Netanyahu in early April gave no details but said "there is a date" for the Rafah operation, over which the United States and others have expressed grave concern because of the concentration of civilians there.
Citing Egyptian officials briefed on Israeli plans, The Wall Street Journal has said Israel was planning to move civilians to nearby Khan Yunis over a period of two to three weeks, before gradually sending in troops.
The hostage in the video released on Hamas's official Telegram account identified himself as Hersh Goldberg-Polin, 23.
In the video, the authenticity of which AFP has not been able to independently verify, Goldberg-Polin was missing a hand, a wound he suffered during his capture.
In an apparent reference to Jewish Passover which began this week, Goldberg-Polin, likely speaking under duress, told Israeli government members that "while you sit and have holiday meals with your families, think of us, the hostages, who are still here in hell".
Hostage supporters and anti-government demonstrators have intensified protests -- including again on Wednesday night in Jerusalem -- for the government to reach a deal that would free the captives, accusing Netanyahu of prolonging the war.
The European Union, the UN rights office and the White House have called for a probe into mass graves found at Gaza's two biggest hospitals after Israeli raids.
"We want answers," US National Security Advisor Jake Sullivan said on Wednesday. "We want to see this thoroughly and transparently investigated."

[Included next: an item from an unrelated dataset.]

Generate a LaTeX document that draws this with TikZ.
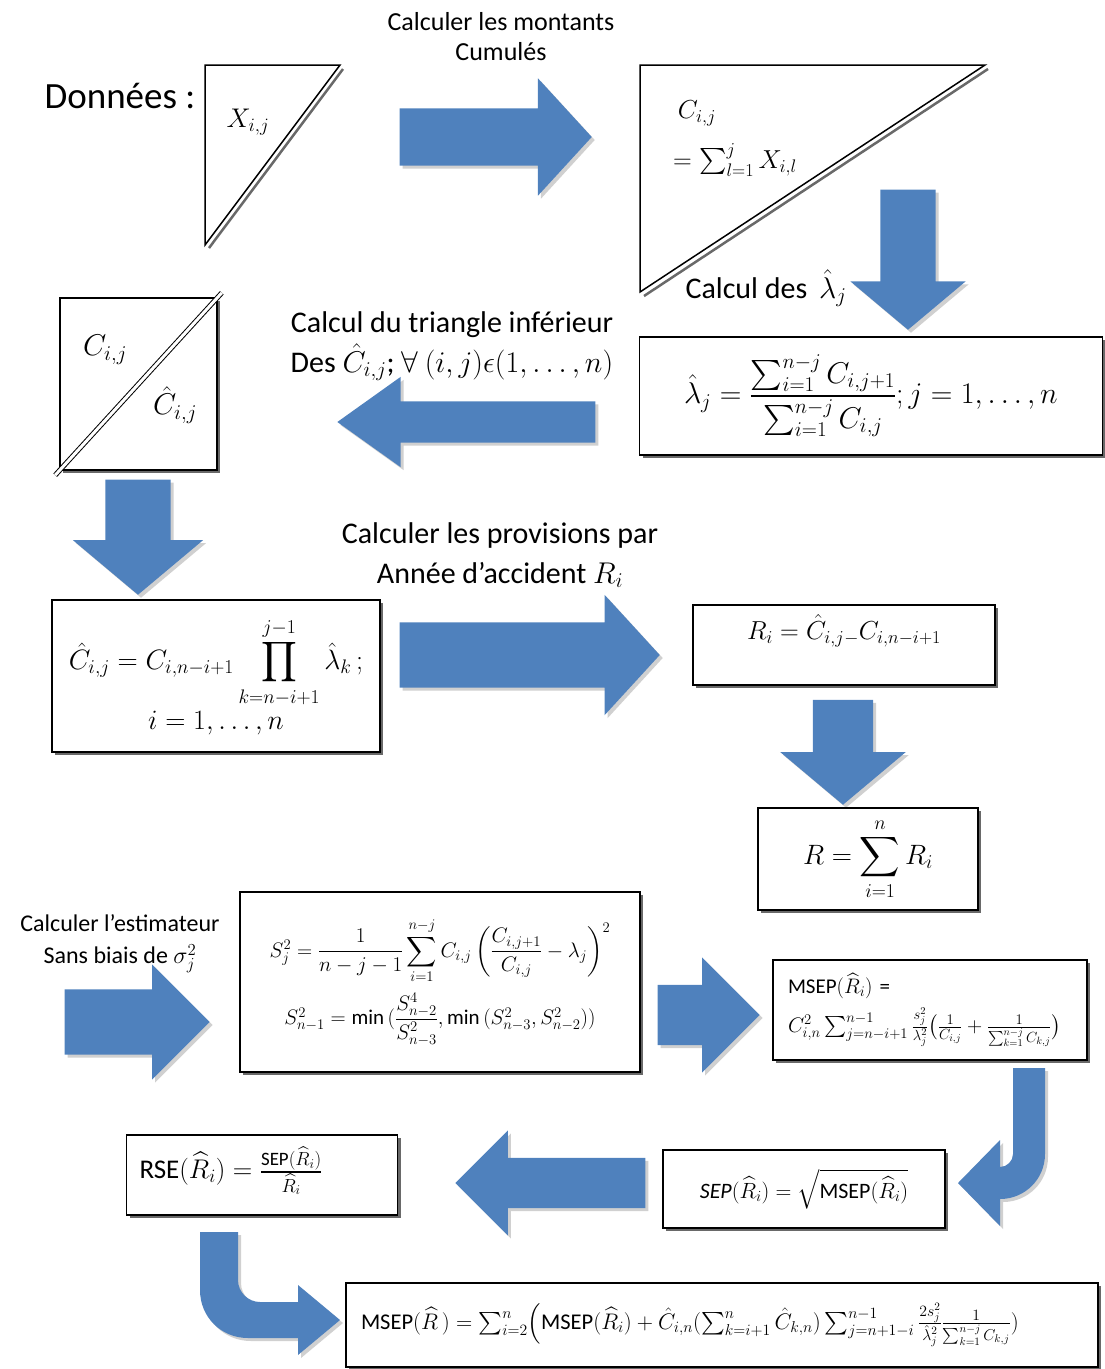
\RequirePackage{fix-cm}
\documentclass[tikz,border=0pt]{standalone}
\usepackage{amsmath,amssymb}
\usepackage{fontspec}
\setmainfont{Carlito}
\usepackage{tikz}
\usetikzlibrary{shapes.arrows,shadows,positioning,calc}
\definecolor{flowBlue}{RGB}{79,129,189}
\definecolor{flowShade}{RGB}{208,208,208}
\definecolor{flowGray}{RGB}{105,105,105}
\newcommand{\fsz}[1]{\fontsize{#1}{#1}\selectfont}

\begin{document}
\begin{tikzpicture}[x=1pt,y=-1pt,
  box/.style={draw=black, line width=1.5pt, fill=white, inner sep=0pt,
    drop shadow={shadow xshift=3pt, shadow yshift=-3pt, fill=flowGray, opacity=1}},
  bigarrow/.style n args={4}{single arrow, fill=flowBlue, inner sep=0pt, inner ysep=#3,
    minimum height=#1, minimum width=0pt, single arrow head extend=#2, single arrow tip angle=#4,
    drop shadow={shadow xshift=3pt, shadow yshift=-3pt, fill=flowShade, opacity=1}},
  bendarrow/.style={fill=flowBlue, drop shadow={shadow xshift=3pt, shadow yshift=-3pt, fill=flowShade, opacity=1}},
  lbl/.style={align=center, inner sep=0pt}]
\useasboundingbox (0,0) rectangle (1105,1369);

% data triangles
\node[lbl, font=\fsz{37}] (donnees) at (120,96) {Données :};
\draw[flowGray, line width=2.5pt] (343,69) -- (209,248);
\draw[line width=1.5pt, fill=white] (205,65) coordinate (tx1) -- (340,65) coordinate (tx2) -- (205,245) coordinate (tx3) -- cycle;
\node[font=\fsz{27}] (xij) at (248,122) {$X_{i,j}$};
\node[lbl, font=\fontsize{26}{30}\selectfont] (cumulLbl) at (501,37) {Calculer les montants\\Cumulés};
\node[bigarrow={192}{30pt}{28.5pt}{95}, anchor=tip] (arrCumul) at (592,137) {};

\draw[flowGray, line width=2.5pt] (988,69) -- (644,296);
\draw[line width=1.5pt, fill=white] (640,65) coordinate (tc1) -- (985,65) coordinate (tc2) -- (640,292) coordinate (tc3) -- cycle;
\node[font=\fsz{26}] (cij) at (697,113) {$C_{i,j}$};
\node[font=\fsz{26}] (cumsum) at (735,160) {$=\sum_{l=1}^{j} X_{i,l}$};

\node[bigarrow={140}{30pt}{27.5pt}{100}, rotate=-90, anchor=tip] (arrLambda) at (908,330) {};
\node[lbl, font=\fsz{30}] (lambdaLbl) at (766,288) {Calcul des \,$\hat{\lambda}_j$};

\node[box, minimum width=463, minimum height=118, font=\fsz{30}] (boxLambda) at (871,396)
  {$\hat{\lambda}_j = \dfrac{\sum_{i=1}^{n-j} C_{i,j+1}}{\sum_{i=1}^{n-j} C_{i,j}}; j = 1, \dots, n$};

% lower triangle
\node[box, minimum width=157, minimum height=172] (boxSplit) at (138.5,384) {};
\draw[line width=1pt, double=white, double distance=3pt, shorten <=-6pt, shorten >=-6pt]
  (boxSplit.south west) -- (boxSplit.north east);
\node[font=\fsz{30}] (cijUp) at (105,350) {$C_{i,j}$};
\node[font=\fsz{30}] (cijLow) at (175,405) {$\hat{C}_{i,j}$};
\node[lbl, font=\fontsize{30}{40}\selectfont] (infLbl) at (452,346)
  {Calcul du triangle inférieur\\Des $\hat{C}_{i,j}$; $\forall$ $(i,j)\epsilon(1,\dots,n)$};
\node[bigarrow={258}{24.5pt}{20.5pt}{71}, rotate=180, anchor=tip] (arrInf) at (337,422) {};

\node[bigarrow={115}{32.5pt}{32.5pt}{100}, rotate=-90, anchor=tip] (arrChat) at (138,595) {};
\node[box, minimum width=328, minimum height=152, align=center, font=\fsz{28}] (boxChat) at (216,676)
  {$\hat{C}_{i,j} = C_{i,n-i+1} \displaystyle\prod_{k=n-i+1}^{j-1} \hat{\lambda}_k\,;$\\[2pt] $i = 1, \dots, n$};

% reserves
\node[lbl, font=\fontsize{30}{40}\selectfont] (provLbl) at (500,555)
  {Calculer les provisions par\\Année d’accident $R_i$};
\node[bigarrow={260}{27.5pt}{32.5pt}{95}, anchor=tip] (arrProv) at (660,655) {};
\node[box, minimum width=302, minimum height=80, font=\fsz{26}, text depth=36pt] (boxRi) at (844,645)
  {$R_i = \hat{C}_{i,j}{}_{-}C_{i,n-i+1}$};
\node[bigarrow={105}{32.5pt}{30pt}{100}, rotate=-90, anchor=tip] (arrSum) at (843,805) {};
\node[box, minimum width=220, minimum height=102, font=\fsz{28}] (boxR) at (868,859)
  {$R = \displaystyle\sum_{i=1}^{n} R_i$};

% variance
\node[lbl, font=\fontsize{24}{32}\selectfont] (estimLbl) at (120,944)
  {Calculer l’estimateur\\Sans biais de $\sigma_j^2$};
\node[bigarrow={145}{25pt}{32.5pt}{90}, anchor=tip] (arrEstim) at (210,1022) {};
\node[box, minimum width=400, minimum height=180, align=center, font=\fsz{21}] (boxS) at (440,982)
  {$S_j^2 = \dfrac{1}{n-j-1}\displaystyle\sum_{i=1}^{n-j} C_{i,j}\left(\dfrac{C_{i,j+1}}{C_{i,j}} - \lambda_j\right)^{2}$\\[8pt]
   $S_{n-1}^2 = \min\,(\dfrac{S_{n-2}^4}{S_{n-3}^2}, \min\,(S_{n-3}^2, S_{n-2}^2))$};
\node[bigarrow={102}{27.5pt}{30pt}{90}, anchor=tip] (arrMsepi) at (760,1015) {};
\node[box, minimum width=314, minimum height=100, text width=284, align=left, font=\fsz{21}] (boxMsepi) at (930,1010)
  {MSEP$(\widehat{R}_i)$ =\\[8pt]
   $C_{i,n}^2 \sum_{j=n-i+1}^{n-1} \frac{s_j^2}{\lambda_j^2}\bigl(\frac{1}{C_{i,j}} + \frac{1}{\sum_{k=1}^{n-j} C_{k,j}}\bigr)$};

\fill[bendarrow] (1013,1068) -- (1045,1068) -- (1045,1154) .. controls (1045,1179) and (1025,1199) .. (1000,1199)
  -- (1000,1226) -- (958,1183) -- (1000,1140) -- (1000,1167) .. controls (1007,1167) and (1013,1161) .. (1013,1154) -- cycle;

\node[box, minimum width=282, minimum height=78, font=\fsz{22}] (boxSep) at (804,1189)
  {$\mathit{SEP}(\widehat{R}_i) = \sqrt{\text{MSEP}(\widehat{R}_i)}$};
\node[bigarrow={190}{27.5pt}{25pt}{90}, rotate=180, anchor=tip] (arrRse) at (455,1183) {};
\node[box, minimum width=271, minimum height=80, text width=245, align=left, font=\fsz{27}, text depth=24pt] (boxRse) at (262,1175)
  {RSE$(\widehat{R}_i) = \frac{\text{SEP}(\widehat{R}_i)}{\widehat{R}_i}$};

\fill[bendarrow] (200,1232) -- (238,1232) -- (238,1280) .. controls (238,1292) and (248,1302) .. (260,1302)
  -- (298,1302) -- (298,1285) -- (340,1320) -- (298,1355) -- (298,1338) -- (248,1338)
  .. controls (221,1338) and (200,1317) .. (200,1290) -- cycle;

\node[box, minimum width=752, minimum height=84, text width=722, align=left, font=\fsz{22.5}] (boxMsep) at (722,1325)
  {MSEP$(\widehat{R}\,) = \sum_{i=2}^{n}\Bigl(\text{MSEP}(\widehat{R}_i) + \hat{C}_{i,n}(\sum_{k=i+1}^{n}\hat{C}_{k,n})\sum_{j=n+1-i}^{n-1}\frac{2s_j^2}{\hat{\lambda}_j^2}\frac{1}{\sum_{k=1}^{n-j}C_{k,j}})$};
\end{tikzpicture}
\end{document}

Gaza's Civil Defense agency said nearly 340 bodies were uncovered at Nasser Hospital in Khan Yunis city.
Israeli army spokesman Major Nadav Shoshani said on X that "the grave in question was dug -- by Gazans -- a few months ago".
The Israeli army acknowledged that "corpses buried by Palestinians" had been examined by soldiers searching for hostages, but did not directly address allegations that Israeli troops were behind the killings.